# Trigo Sums

• Feb 12th 2010, 06:37 PM
Drdj
Trigo Sums
Dear all,

Could you kindly help me with these 2 sums - Q 18 and Q21 - many, many thanks :)
• Feb 14th 2010, 10:50 AM
Hello Drdj
Quote:

Originally Posted by Drdj
Dear all,

Could you kindly help me with these 2 sums - Q 18 and Q21 - many, many thanks :)

I think one of the reasons no-one has attempted to answer question 18 is that the diagram is not clear. We can't see the graph of $y = 4\cos3x$ at all. This means that it's not possible to be sure what the value of $k$ is. However, here is some working and a diagram showing two possible solutions. You will have to take it from here.

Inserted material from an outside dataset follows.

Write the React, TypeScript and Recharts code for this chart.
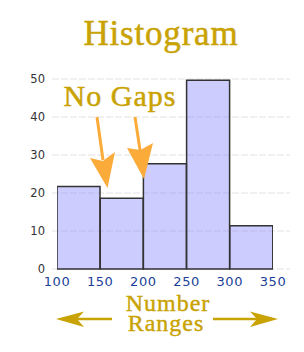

First $y = 4\cos3x$ crosses the $x$-axis where:
$\cos3x = 0$
So, working in degrees:
$\Rightarrow 3x = 90, 270, 450, 630, ...$

$\Rightarrow x = 30, 90, 150, 210, ...$
See the black graph in the attached diagram.

So let's suppose first that this graph meets $y= 2\sin x + k$ where $x = 30^o$. Then:
$2\sin30+k=0$

$\Rightarrow k = -1$
So that's one possible value of $k$. See the yellow coloured graph.

But perhaps the diagram shows a different position of the graph, and they actually meet at a different point at which the first graph crosses the $x$-axis; for instance, where $x = 210^o$. Then we get:
$2\sin210+k = 0$

$\Rightarrow k = 1$
This is the pink graph.

Over to you. Can you sort it out now?

For question 21: multiply top-and-bottom by $(1-\sin x)$:
$\sqrt{\frac{1-\sin x}{1+\sin x}}= \sqrt{\frac{(1-\sin x)^2}{1-\sin^2 x}}$
$= \sqrt{\frac{(1-\sin x)^2}{\cos^2 x}}$
$=\frac{1-\sin x}{\cos x}$, if we are given that $x$ is acute, because $\cos x$ is then positive.

$=\sec x - \tan x$
But if $x$ is obtuse, $\sin x > 0$ and $\cos x < 0$. So $\cos x = -\sqrt{\cos^2x}$. So we would have to say:
$\sqrt{\frac{(1-\sin x)^2}{\cos^2 x}}=-\frac{1-\sin x}{\cos x}$
$=\tan x - \sec x$
Can you see what happens for other values of $x$? If you're not sure, look at the graphs of $\sec x$ and $\tan x$, and see whereabouts $\sec x >\tan x$ and whereabouts $\tan x > \sec x$. And then bear in mind that $\sqrt{\frac{1-\sin x}{1+\sin x}}$ has to be positive.